The jackals are circling. London hedge-fund manager Chris Hohn has taken an almost $1 billion stake in News Corp., 53.8 million class A shares, while New York hedge fund Eton Park Capital has bought a further 25.9 million. Neither hopes to wait too long.
What must particularly hurt James and Rupert is that even The Times last week roundly condemned their clumsy handling of the scandal that has put their family’s control of the company in jeopardy. “The lesson is clear,” wrote editor James Harding. “The company should always be its harshest critic and its own most assiduous investigator. A powerful organization with a victim complex has the capacity to do great damage, not least to itself.”
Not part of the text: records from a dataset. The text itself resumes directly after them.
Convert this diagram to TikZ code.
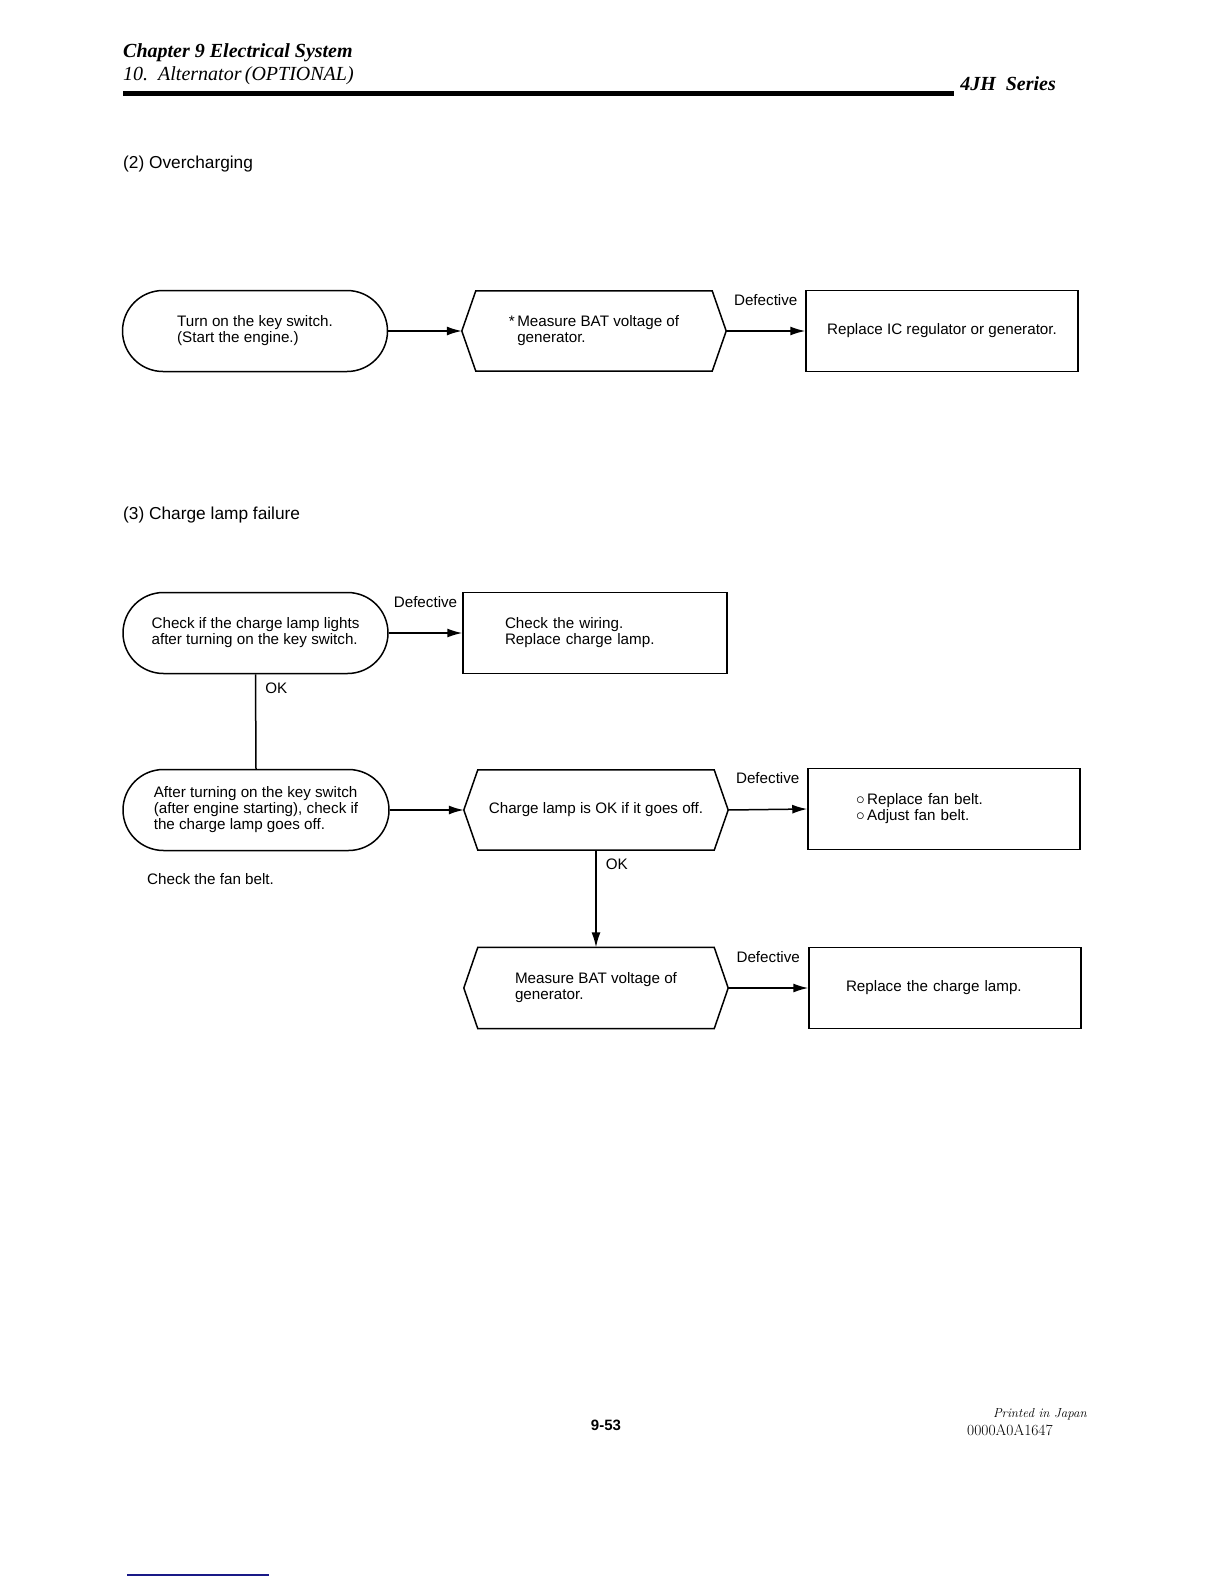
\documentclass[tikz,border=0pt]{standalone}
\usepackage{fontspec}
\setsansfont{Liberation Sans}
\newfontfamily\headfont{Liberation Serif}
\usepackage{tikz}
\usetikzlibrary{arrows.meta, positioning, shapes.misc}

\definecolor{scanblue}{RGB}{25,25,135}

% hexagon frame drawn round a plain node
\def\hexcut{14}
\newcommand{\hexframe}[1]{%
  \draw[flowline, line join=miter] ([xshift=\hexcut pt]#1.north west) -- ([xshift=-\hexcut pt]#1.north east)
    -- (#1.east) -- ([xshift=-\hexcut pt]#1.south east) -- ([xshift=\hexcut pt]#1.south west) -- (#1.west) -- cycle;}
\newcommand{\ringmark}{\smash{\fontsize{18}{16}\selectfont$\circ$}}

\begin{document}
\begin{tikzpicture}[
    x=1pt, y=-1pt,
    every node/.style={font=\sffamily\fontsize{15.2}{16}\selectfont},
    termbox/.style={rounded rectangle, draw, line width=1.5pt, minimum width=265pt, minimum height=81pt, inner sep=0pt, align=left},
    hexbox/.style={minimum width=264pt, minimum height=80pt, inner sep=0pt, align=left},
    actbox/.style={draw, line width=1.5pt, minimum height=81pt, align=left},
    flowarrow/.style={-{Latex[length=15pt,width=9pt]}, line width=1.5pt},
    flowline/.style={line width=1.5pt},
    deflabel/.style={above=25pt, inner sep=0pt},
    oklabel/.style={right=9pt, inner sep=0pt},
    chapfont/.style={font=\headfont\fontsize{20}{22}\selectfont\bfseries\itshape, anchor=west, inner sep=0pt},
    sectfont/.style={font=\headfont\fontsize{20}{22}\selectfont\itshape, anchor=west, inner sep=0pt},
    titlefont/.style={font=\sffamily\fontsize{17.3}{20}\selectfont, anchor=west, inner sep=0pt}
]

\fill[white] (0,0) rectangle (1224,1584);
\useasboundingbox (0,0) rectangle (1224,1584);

% page head
\node[chapfont] (chaptitle) at (123,53) {Chapter 9 Electrical System};
\node[sectfont] (secttitle) at (123,76) {10.\ \ Alternator\,(OPTIONAL)};
\draw[line width=5pt] (123,94) -- (954,94);
\node[chapfont, anchor=east] (series) at (1056,84) {4JH\ \ Series};

% (2) Overcharging
\node[titlefont] (sec2) at (123,164) {(2) Overcharging};

\node[termbox] (keyon) at (255,331) {Turn on the key switch.\\(Start the engine.)};
\node[hexbox] (batover) at (594,331) {*\,Measure BAT voltage of\\\hphantom{*\,}generator.};
\hexframe{batover}
\node[actbox, minimum width=272pt, align=center] (icrep) at (942,331) {Replace IC regulator or generator.};

\draw[flowarrow] (keyon.east) -- (batover.west);
\draw[flowarrow] (batover.east) -- node[deflabel] {Defective} (icrep.west);

% (3) Charge lamp failure
\node[titlefont] (sec3) at (123,515) {(3) Charge lamp failure};

\node[termbox] (lampon) at (255.5,633) {Check if the charge lamp lights\\after turning on the key switch.};
\node[actbox, text width=180pt, inner xsep=42pt] (wirechk) at (595,633) {Check the wiring.\\Replace charge lamp.};

\node[termbox, minimum width=266pt] (lampoff) at (256,810) {After turning on the key switch\\(after engine starting), check if\\the charge lamp goes off.};
\node[hexbox] (lampok) at (596,810) {Charge lamp is OK if it goes off.};
\hexframe{lampok}
\node[actbox, text width=176pt, inner xsep=48pt] (beltfix) at (944,809) {\ringmark\,Replace fan belt.\\\ringmark\,Adjust fan belt.};
\node[anchor=west, inner sep=0pt] (beltnote) at (147,879) {Check the fan belt.};

\node[hexbox, minimum height=81pt] (batlamp) at (596,988) {Measure BAT voltage of\\generator.};
\hexframe{batlamp}
\node[actbox, text width=198pt, inner xsep=37pt] (lamprep) at (945,988) {Replace the charge lamp.};

\draw[flowarrow] (lampon.east) -- node[deflabel] {Defective} (wirechk.west);
\draw[flowline] (lampon.south) -- node[oklabel, pos=0.15] {OK} (lampoff.north);
\draw[flowarrow] (lampoff.east) -- (lampok.west);
\draw[flowarrow] (lampok.east) -- node[deflabel] {Defective} (beltfix.west);
\draw[flowarrow] (lampok.south) -- node[oklabel, pos=0.14] {OK} (batlamp.north);
\draw[flowarrow] (batlamp.east) -- node[deflabel] {Defective} (lamprep.west);

% page foot
\node[font=\sffamily\bfseries\fontsize{15}{16}\selectfont] (pageno) at (606,1425) {9-53};
\node[anchor=east, inner sep=0pt, font=\rmfamily\itshape\fontsize{13}{14}\selectfont\addfontfeature{LetterSpace=6}] (printed) at (1087,1414) {Printed in Japan};
\node[anchor=west, inner sep=0pt, font=\rmfamily\fontsize{15.5}{16}\selectfont] (partno) at (967,1430) {0000A0A1647};
\draw[scanblue, line width=1.5pt] (127,1575) -- (269,1575);

\end{tikzpicture}
\end{document}
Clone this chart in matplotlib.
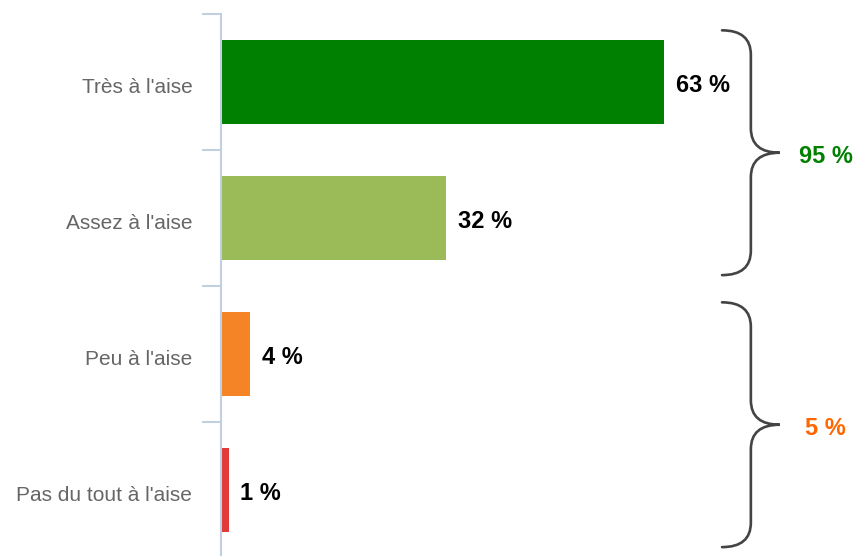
import matplotlib
matplotlib.use("Agg")
import matplotlib.pyplot as plt
from matplotlib.path import Path
from matplotlib.patches import PathPatch
from matplotlib.transforms import ScaledTranslation

categories = ["Très à l'aise", "Assez à l'aise", "Peu à l'aise", "Pas du tout à l'aise"]
values = [63, 32, 4, 1]
value_labels = ["63 %", "32 %", "4 %", "1 %"]
bar_colors = ["#008000", "#9BBB59", "#F58426", "#E03A3A"]
groups = [(0, 1), (2, 3)]
group_labels = ["95 %", "5 %"]
group_colors = ["#008000", "#FF6600"]

plt.rcParams['font.family'] = ['Liberation Sans', 'DejaVu Sans']

W, H = 854, 556
fig = plt.figure(figsize=(W / 100, H / 100), dpi=100)
ax_left = 221.5 / W
ax_top = 1 - 14 / H
ax_bottom = 1 - 558 / H
px_per_unit = 7.03
xmax = (W - 221.5) / px_per_unit
ax = fig.add_axes([ax_left, ax_bottom, 1 - ax_left, ax_top - ax_bottom])

y = list(range(len(categories)))
ax.barh(y, values, height=0.62, color=bar_colors, zorder=2)
ax.set_xlim(0, xmax)
ax.set_ylim(len(categories) - 0.5, -0.5)

for s in ["top", "right", "bottom"]:
    ax.spines[s].set_visible(False)
ax.spines["left"].set_color("#C0D0E0")
ax.spines["left"].set_linewidth(1.5)
ax.set_xticks([])
ax.set_yticks([i - 0.5 for i in range(len(categories) + 1)], minor=False)
ax.set_yticklabels([])
ax.tick_params(axis="y", which="major", length=14, width=1.5, color="#C0D0E0")
ax.set_yticks(y, minor=True)
ax.set_yticklabels(categories, minor=True, fontsize=15, color="#666666")
ax.tick_params(axis="y", which="minor", length=0, pad=21)
shift = ScaledTranslation(0, -3.5 / 100, fig.dpi_scale_trans)
for lab in ax.get_yticklabels(minor=True):
    lab.set_transform(lab.get_transform() + shift)

for i, (v, lab) in enumerate(zip(values, value_labels)):
    ax.annotate(lab, (v, i), xytext=(8.6, -2.2), textcoords="offset points",
                ha="left", va="center", fontsize=17, fontweight="bold", color="black")

# braces
x0, xv, xt = 71.2, 75.3, 79.4
ry = 0.18
for (g0, g1), glab, gcol in zip(groups, group_labels, group_colors):
    y0 = g0 - 0.38
    y1 = g1 + 0.42
    ym = (g0 + g1) / 2 + 0.02
    verts = [
        (x0, y0), (xv, y0), (xv, y0 + ry),
        (xv, ym - ry),
        (xv, ym), (xt, ym),
        (xv, ym), (xv, ym + ry),
        (xv, y1 - ry),
        (xv, y1), (x0, y1),
    ]
    codes = [Path.MOVETO, Path.CURVE3, Path.CURVE3,
             Path.LINETO,
             Path.CURVE3, Path.CURVE3,
             Path.CURVE3, Path.CURVE3,
             Path.LINETO,
             Path.CURVE3, Path.CURVE3]
    ax.add_patch(PathPatch(Path(verts, codes), fill=False, edgecolor="#444444",
                           linewidth=1.9, clip_on=False, capstyle="round"))
    ax.annotate(glab, (xt, ym), xytext=(33, -2.5), textcoords="offset points",
                ha="center", va="center", fontsize=17, fontweight="bold",
                color=gcol, annotation_clip=False)

fig.savefig("out.png", dpi=100)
For once, Rupert’s repeated assertion that the trouble in London was rustled up by his commercial rivals was pricked by one of his own. Rupert’s heated denials and shifting of the blame to persons unknown, like O. J. Simpson searching for Nicole’s killer, are deemed nothing more than an old man’s “victim complex.”
James may well survive for now as chairman of Sky. But his move to take up his post as deputy chief operating officer in New York, where he and his American wife, Kathryn, are reported to have bought a $23 million townhouse on 69th Street that was once home to the Muppet master Jim Henson, will further add to voices calling for him to resign his London posts.
The larger issue, whether James will ever succeed his father, will remain unsettled, with many battles ahead if he is to claim what he believes is rightfully his.
The corporate governance campaigner Stephen Mayne, the Murdochs’ perennial Australian tormentor, has been following the Murdoch family saga for decades. “Maybe it is time for everyone to recognize that there only ever was one Rupert Murdoch,” he told Newsweek/The Daily Beast.